Do this: Print only the lines from the top of the data through the line with "0.00003, 0.00003, 0.00003, 0.00003, 0.00003];", both included, skipping every picture.

::: Collected material

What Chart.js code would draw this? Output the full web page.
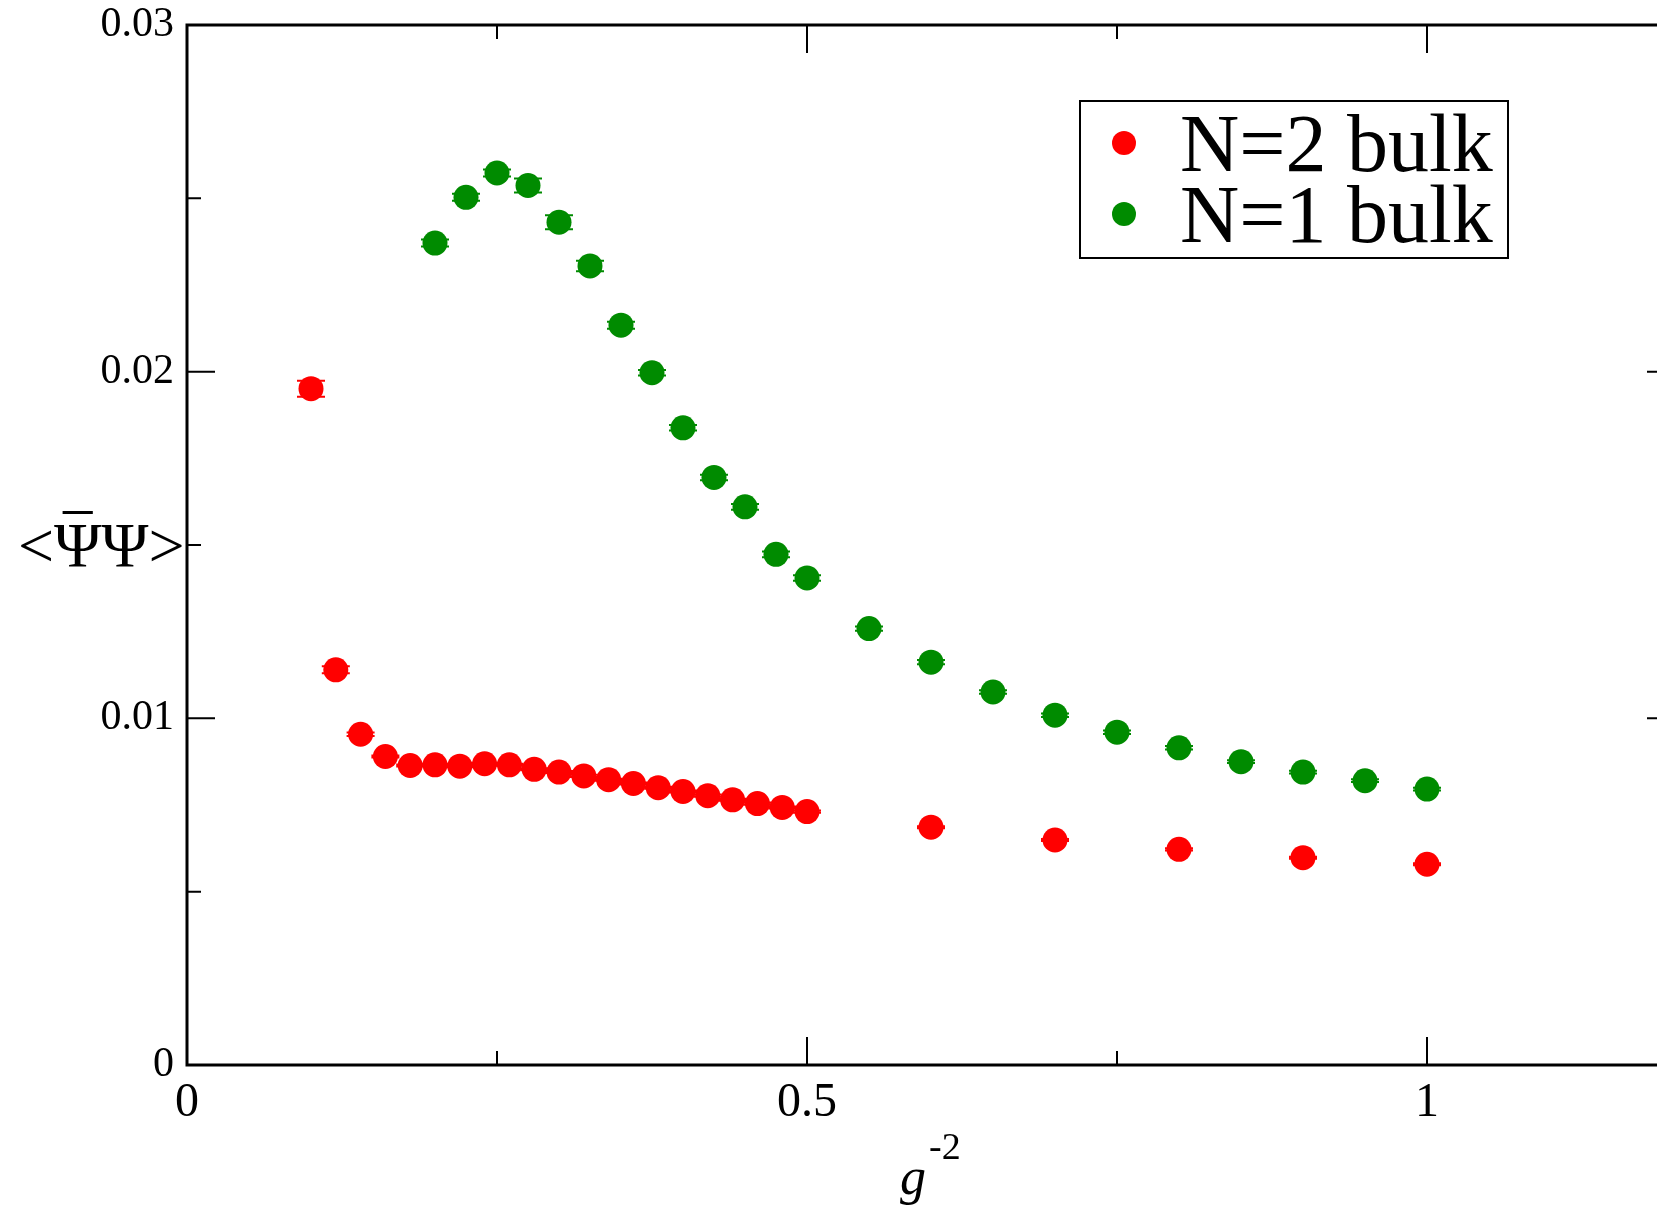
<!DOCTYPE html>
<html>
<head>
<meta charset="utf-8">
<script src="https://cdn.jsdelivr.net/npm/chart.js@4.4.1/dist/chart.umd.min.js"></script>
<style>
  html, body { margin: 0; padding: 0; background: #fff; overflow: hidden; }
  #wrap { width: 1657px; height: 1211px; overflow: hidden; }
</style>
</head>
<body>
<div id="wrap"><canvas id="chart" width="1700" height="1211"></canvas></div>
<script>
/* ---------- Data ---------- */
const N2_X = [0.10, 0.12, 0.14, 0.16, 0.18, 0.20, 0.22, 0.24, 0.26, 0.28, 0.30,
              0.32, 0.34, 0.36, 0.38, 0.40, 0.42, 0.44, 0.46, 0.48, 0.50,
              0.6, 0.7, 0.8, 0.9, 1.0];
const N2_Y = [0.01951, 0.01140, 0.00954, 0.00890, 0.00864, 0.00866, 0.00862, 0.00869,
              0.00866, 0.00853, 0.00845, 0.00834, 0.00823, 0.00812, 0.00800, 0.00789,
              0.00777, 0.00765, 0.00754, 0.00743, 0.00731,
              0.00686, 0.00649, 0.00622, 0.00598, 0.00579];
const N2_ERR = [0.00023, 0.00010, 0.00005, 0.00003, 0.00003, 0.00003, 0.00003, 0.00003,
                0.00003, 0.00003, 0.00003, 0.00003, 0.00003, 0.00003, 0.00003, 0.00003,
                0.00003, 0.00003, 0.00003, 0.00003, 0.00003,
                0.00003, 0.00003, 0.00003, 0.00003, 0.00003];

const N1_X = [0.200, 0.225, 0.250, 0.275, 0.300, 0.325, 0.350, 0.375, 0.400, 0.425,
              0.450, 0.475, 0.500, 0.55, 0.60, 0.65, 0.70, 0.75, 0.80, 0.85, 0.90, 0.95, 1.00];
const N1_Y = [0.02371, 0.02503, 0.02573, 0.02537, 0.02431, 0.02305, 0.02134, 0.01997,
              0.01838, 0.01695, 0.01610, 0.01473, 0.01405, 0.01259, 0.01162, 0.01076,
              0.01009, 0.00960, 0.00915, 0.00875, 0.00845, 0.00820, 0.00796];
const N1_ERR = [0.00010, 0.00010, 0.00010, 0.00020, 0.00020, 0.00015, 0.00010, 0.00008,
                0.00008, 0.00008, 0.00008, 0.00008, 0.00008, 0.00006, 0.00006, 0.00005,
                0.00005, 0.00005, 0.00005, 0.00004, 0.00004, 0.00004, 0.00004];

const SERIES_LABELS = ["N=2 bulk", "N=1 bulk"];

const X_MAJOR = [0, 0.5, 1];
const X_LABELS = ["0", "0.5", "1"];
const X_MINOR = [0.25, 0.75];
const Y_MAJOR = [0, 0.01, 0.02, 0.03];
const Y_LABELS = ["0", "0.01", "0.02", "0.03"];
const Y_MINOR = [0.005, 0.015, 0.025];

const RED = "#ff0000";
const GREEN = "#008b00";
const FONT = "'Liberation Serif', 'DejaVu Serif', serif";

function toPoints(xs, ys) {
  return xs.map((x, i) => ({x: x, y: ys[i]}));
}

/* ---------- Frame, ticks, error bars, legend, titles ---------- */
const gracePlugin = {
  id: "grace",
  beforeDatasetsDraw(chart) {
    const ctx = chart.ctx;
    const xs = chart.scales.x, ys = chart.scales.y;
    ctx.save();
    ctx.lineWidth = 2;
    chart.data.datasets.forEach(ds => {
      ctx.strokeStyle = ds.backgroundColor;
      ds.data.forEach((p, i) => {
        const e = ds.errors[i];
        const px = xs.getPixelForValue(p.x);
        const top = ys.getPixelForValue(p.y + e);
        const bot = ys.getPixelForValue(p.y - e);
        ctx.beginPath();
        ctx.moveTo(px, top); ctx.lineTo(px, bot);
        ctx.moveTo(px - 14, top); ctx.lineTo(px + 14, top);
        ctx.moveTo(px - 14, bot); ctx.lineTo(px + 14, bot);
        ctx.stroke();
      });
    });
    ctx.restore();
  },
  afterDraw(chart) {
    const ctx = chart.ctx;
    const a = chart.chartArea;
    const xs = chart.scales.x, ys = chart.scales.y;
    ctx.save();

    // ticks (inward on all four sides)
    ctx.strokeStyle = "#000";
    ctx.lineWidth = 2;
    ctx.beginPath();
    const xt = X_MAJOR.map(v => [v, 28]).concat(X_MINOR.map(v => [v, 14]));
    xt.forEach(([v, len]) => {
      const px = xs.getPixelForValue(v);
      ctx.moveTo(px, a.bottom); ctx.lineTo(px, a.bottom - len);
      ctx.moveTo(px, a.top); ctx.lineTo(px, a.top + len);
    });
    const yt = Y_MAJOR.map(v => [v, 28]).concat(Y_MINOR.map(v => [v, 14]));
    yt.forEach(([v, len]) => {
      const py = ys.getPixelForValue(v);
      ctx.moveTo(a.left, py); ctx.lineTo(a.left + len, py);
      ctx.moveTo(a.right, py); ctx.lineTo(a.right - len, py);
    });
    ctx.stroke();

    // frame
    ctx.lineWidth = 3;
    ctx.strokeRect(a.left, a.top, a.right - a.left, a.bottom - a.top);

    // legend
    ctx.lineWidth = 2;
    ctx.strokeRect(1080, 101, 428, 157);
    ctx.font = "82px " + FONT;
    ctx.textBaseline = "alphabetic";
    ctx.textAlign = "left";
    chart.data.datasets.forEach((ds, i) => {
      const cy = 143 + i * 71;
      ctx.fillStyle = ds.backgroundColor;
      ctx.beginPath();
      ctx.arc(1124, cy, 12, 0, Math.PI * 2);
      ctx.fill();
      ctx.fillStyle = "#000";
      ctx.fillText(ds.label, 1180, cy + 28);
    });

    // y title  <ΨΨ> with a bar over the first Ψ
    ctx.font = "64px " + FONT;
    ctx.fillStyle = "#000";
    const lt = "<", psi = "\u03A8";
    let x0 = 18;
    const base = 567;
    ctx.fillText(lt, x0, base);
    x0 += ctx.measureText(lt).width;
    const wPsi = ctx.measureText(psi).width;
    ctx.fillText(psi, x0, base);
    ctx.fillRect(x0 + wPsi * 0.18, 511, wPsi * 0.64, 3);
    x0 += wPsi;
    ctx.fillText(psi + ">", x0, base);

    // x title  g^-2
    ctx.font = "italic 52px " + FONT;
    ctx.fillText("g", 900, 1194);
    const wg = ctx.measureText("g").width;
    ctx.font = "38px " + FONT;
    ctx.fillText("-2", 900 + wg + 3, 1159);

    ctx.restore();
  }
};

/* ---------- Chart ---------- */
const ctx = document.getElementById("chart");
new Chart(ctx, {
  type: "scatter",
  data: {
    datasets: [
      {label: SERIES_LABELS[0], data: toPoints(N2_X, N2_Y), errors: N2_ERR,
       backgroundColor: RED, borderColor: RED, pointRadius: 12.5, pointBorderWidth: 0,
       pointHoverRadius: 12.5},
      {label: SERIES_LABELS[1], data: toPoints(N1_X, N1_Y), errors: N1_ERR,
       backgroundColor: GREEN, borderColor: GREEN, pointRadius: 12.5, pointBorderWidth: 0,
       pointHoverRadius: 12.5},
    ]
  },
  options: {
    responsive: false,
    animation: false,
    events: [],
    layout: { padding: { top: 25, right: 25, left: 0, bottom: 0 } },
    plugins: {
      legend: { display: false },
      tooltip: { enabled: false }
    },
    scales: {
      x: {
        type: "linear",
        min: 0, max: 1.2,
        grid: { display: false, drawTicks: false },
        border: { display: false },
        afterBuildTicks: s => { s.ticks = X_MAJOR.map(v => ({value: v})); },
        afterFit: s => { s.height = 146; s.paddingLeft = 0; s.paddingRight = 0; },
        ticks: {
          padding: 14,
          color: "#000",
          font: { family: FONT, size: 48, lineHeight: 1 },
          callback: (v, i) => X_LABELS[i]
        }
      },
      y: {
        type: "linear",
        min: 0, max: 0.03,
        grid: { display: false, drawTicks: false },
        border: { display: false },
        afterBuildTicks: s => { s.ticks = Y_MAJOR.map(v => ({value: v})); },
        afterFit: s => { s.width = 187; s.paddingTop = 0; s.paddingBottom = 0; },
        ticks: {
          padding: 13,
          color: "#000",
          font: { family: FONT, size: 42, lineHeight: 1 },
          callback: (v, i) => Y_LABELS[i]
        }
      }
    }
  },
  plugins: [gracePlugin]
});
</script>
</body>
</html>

::::::

Solution for this task:
What Chart.js code would draw this? Output the full web page.
<!DOCTYPE html>
<html>
<head>
<meta charset="utf-8">
<script src="https://cdn.jsdelivr.net/npm/chart.js@4.4.1/dist/chart.umd.min.js"></script>
<style>
  html, body { margin: 0; padding: 0; background: #fff; overflow: hidden; }
  #wrap { width: 1657px; height: 1211px; overflow: hidden; }
</style>
</head>
<body>
<div id="wrap"><canvas id="chart" width="1700" height="1211"></canvas></div>
<script>
/* ---------- Data ---------- */
const N2_X = [0.10, 0.12, 0.14, 0.16, 0.18, 0.20, 0.22, 0.24, 0.26, 0.28, 0.30,
              0.32, 0.34, 0.36, 0.38, 0.40, 0.42, 0.44, 0.46, 0.48, 0.50,
              0.6, 0.7, 0.8, 0.9, 1.0];
const N2_Y = [0.01951, 0.01140, 0.00954, 0.00890, 0.00864, 0.00866, 0.00862, 0.00869,
              0.00866, 0.00853, 0.00845, 0.00834, 0.00823, 0.00812, 0.00800, 0.00789,
              0.00777, 0.00765, 0.00754, 0.00743, 0.00731,
              0.00686, 0.00649, 0.00622, 0.00598, 0.00579];
const N2_ERR = [0.00023, 0.00010, 0.00005, 0.00003, 0.00003, 0.00003, 0.00003, 0.00003,
                0.00003, 0.00003, 0.00003, 0.00003, 0.00003, 0.00003, 0.00003, 0.00003,
                0.00003, 0.00003, 0.00003, 0.00003, 0.00003,
                0.00003, 0.00003, 0.00003, 0.00003, 0.00003];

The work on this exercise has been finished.